Als wir gefragt werden, ob wir nach vorne kommen wollen um uns vorzustellen, lehnen wir ab. In der nächsten Woche vielleicht. So viel zu erzählen wie die Einheimischen, haben wir ohnehin nicht. Ein Vertreter der Gemeinde übernimmt unseren Part. Er sagt, dass wir zwei Besucher aus Deutschland seien, diese Woche erst einmal gucken würden, nächste Woche dann vielleicht einen Teil zum Gottesdienst beitrügen. Die Gemeinde applaudiert um uns willkommen zu heißen.
Dann kommt ein Mann nach vorne, den sie „Vater“ nennen. Er ist schon so lange in der Gemeinde, dass er viele der Anwesenden seit ihrer Kindheit kennt. Er fängt an von seinen Erfahrungen zu erzählen und steigert sich so in seine eigenen Worte hinein, dass der Übersetzer irgendwann Mühe hat, schnell genug auf Englisch zu folgen.

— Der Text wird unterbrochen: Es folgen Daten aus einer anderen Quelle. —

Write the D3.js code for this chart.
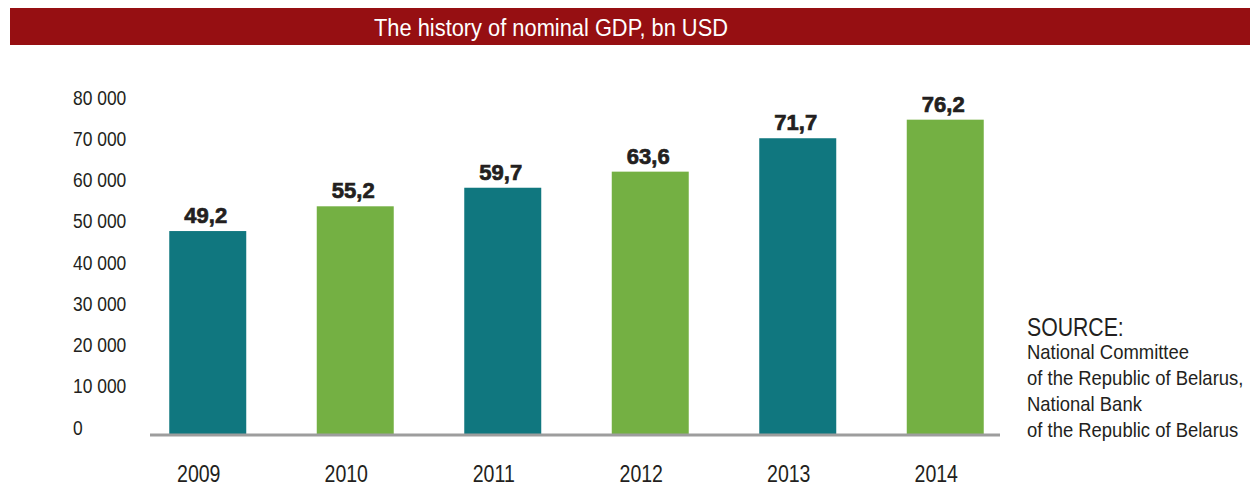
<!DOCTYPE html>
<html>
<head>
<meta charset="utf-8">
<script src="https://cdn.jsdelivr.net/npm/d3@7"></script>
<style>
  html, body { margin: 0; padding: 0; background: #fff; }
  svg { display: block; }
  text { font-family: "Liberation Sans", Arial, Helvetica, sans-serif; }
</style>
</head>
<body>
<svg id="chart" width="1250" height="487"></svg>
<script>
// Nominal GDP of Belarus, bn USD
const years = ["2009", "2010", "2011", "2012", "2013", "2014"];
const gdpBn = [49.2, 55.2, 59.7, 63.6, 71.7, 76.2];
const barColors = ["#10777f", "#74b043", "#10777f", "#74b043", "#10777f", "#74b043"];
const yTicks = [0, 10000, 20000, 30000, 40000, 50000, 60000, 70000, 80000];
const title = "The history of nominal GDP, bn USD";
const sourceHead = "SOURCE:";
const sourceLines = [
  "National Committee",
  "of the Republic of Belarus,",
  "National Bank",
  "of the Republic of Belarus"
];

const INK = "#231f20";
const NARROW = 0.85; // horizontal squeeze for the condensed typeface look

const svg = d3.select("#chart");

// Title banner
svg.append("rect")
  .attr("x", 10).attr("y", 8)
  .attr("width", 1240).attr("height", 37)
  .attr("fill", "#960f12");
svg.append("text")
  .attr("transform", "translate(551,36) scale(0.91,1)")
  .attr("text-anchor", "middle")
  .attr("fill", "#fff")
  .attr("font-size", 24)
  .text(title);

// Scales: axis in mn USD, bars from bn values converted to mn
const x = d3.scaleBand()
  .domain(years)
  .range([134, 1019])
  .paddingInner(0.478)
  .paddingOuter(0.239);

const y = d3.scaleLinear()
  .domain([0, 80000])
  .range([434, 104]);

// Y axis labels, left-aligned column, baseline on the tick value
const yAxis = d3.axisLeft(y)
  .tickValues(yTicks)
  .tickSize(0)
  .tickFormat(d => d3.format(",")(d).replace(/,/g, " "));

const yg = svg.append("g")
  .attr("transform", "translate(73,0)")
  .call(yAxis);
yg.select(".domain").remove();
yg.selectAll("text")
  .attr("text-anchor", "start")
  .attr("x", 0)
  .attr("dy", 0)
  .attr("transform", `scale(${NARROW},1)`)
  .attr("font-size", 20.5)
  .attr("fill", INK);

// Bars
svg.append("g")
  .selectAll("rect")
  .data(years)
  .join("rect")
  .attr("x", d => x(d))
  .attr("width", x.bandwidth())
  .attr("y", (d, i) => y(gdpBn[i] * 1000))
  .attr("height", (d, i) => y(0) - y(gdpBn[i] * 1000))
  .attr("fill", (d, i) => barColors[i]);

// Baseline
svg.append("line")
  .attr("x1", 150).attr("x2", 1000)
  .attr("y1", y(0) + 1).attr("y2", y(0) + 1)
  .attr("stroke", "#9d9d9d")
  .attr("stroke-width", 3);

// Value labels
svg.append("g")
  .selectAll("text")
  .data(years)
  .join("text")
  .attr("transform", (d, i) =>
    `translate(${x(d) + x.bandwidth() / 2 - 2},${y(gdpBn[i] * 1000) - 8})`)
  .attr("text-anchor", "middle")
  .attr("font-size", 22)
  .attr("font-weight", "bold")
  .attr("fill", INK)
  .attr("stroke", INK)
  .attr("stroke-width", 0.7)
  .text((d, i) => d3.format(".1f")(gdpBn[i]).replace(".", ","));

// X axis year labels
const xAxis = d3.axisBottom(x).tickSize(0);
const xg = svg.append("g")
  .attr("transform", "translate(-9,482)")
  .call(xAxis);
xg.select(".domain").remove();
xg.selectAll("text")
  .attr("y", 0)
  .attr("dy", 0)
  .attr("transform", `scale(${NARROW},1)`)
  .attr("font-size", 23)
  .attr("fill", INK);

// Source note
const src = svg.append("g").attr("fill", INK);
src.append("text")
  .attr("transform", `translate(1027,336) scale(${NARROW},1)`)
  .attr("font-size", 25)
  .text(sourceHead);
src.selectAll("text.line")
  .data(sourceLines)
  .join("text")
  .attr("class", "line")
  .attr("transform", (d, i) => `translate(1027,${359 + i * 26}) scale(0.9,1)`)
  .attr("font-size", 20.5)
  .text(d => d);
</script>
</body>
</html>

Als wir später aus der Kirche kommen ist es bereits ein Uhr. Der Gottesdienst hat nahezu vier Stunden gedauert. Das macht deutlich, wie sehr die Religion im Mittelpunkt des Lebens vieler Afrikaner steht. Im Mittelpunkt eines Lebens, dass von Armut und Krankheiten geprägt ist. In diesem Kontext erscheint es umso unverständlicher, dass der Papst noch letzten Monat in das benachbarte Angola gereist ist und der Verhütung die Schuld am aktuellen Aids-Problem gegeben hat. Das „spirituelle Erwachen“, von dem das katholische Kirchenoberhaupt predigte, hat den Einwohnern hier bisher wenig geholfen. Was auch immer sich der Papst darunter vorstellt, vielleicht kommt es ja eines Tages.

Am heutigen Sonntag dagegen, tragen die Einheimischen ihre Plastikstühle wieder zurück in die umliegenden Hütten. Viele von ihnen werden jetzt in eine der kleinen Bars gehen, sich in die Sonne setzen und trinken. Die Bibel sage, man solle sonntags ein wenig Wein trinken. Was „ein wenig“ bedeutet, sei jedoch Ansichstssache, sagt ein Mann der auch Johannes heißt. Er hält sein Glas hoch und lacht.
Und ein Lachen nehme ich heute auch mit nach Hause. Denn trotz der widrigen Umstände, die das Leben der Einheimischen so schwer machen, begegnet man nirgendwo so unvoreingenommenen und fröhlichen Menschen wie hier.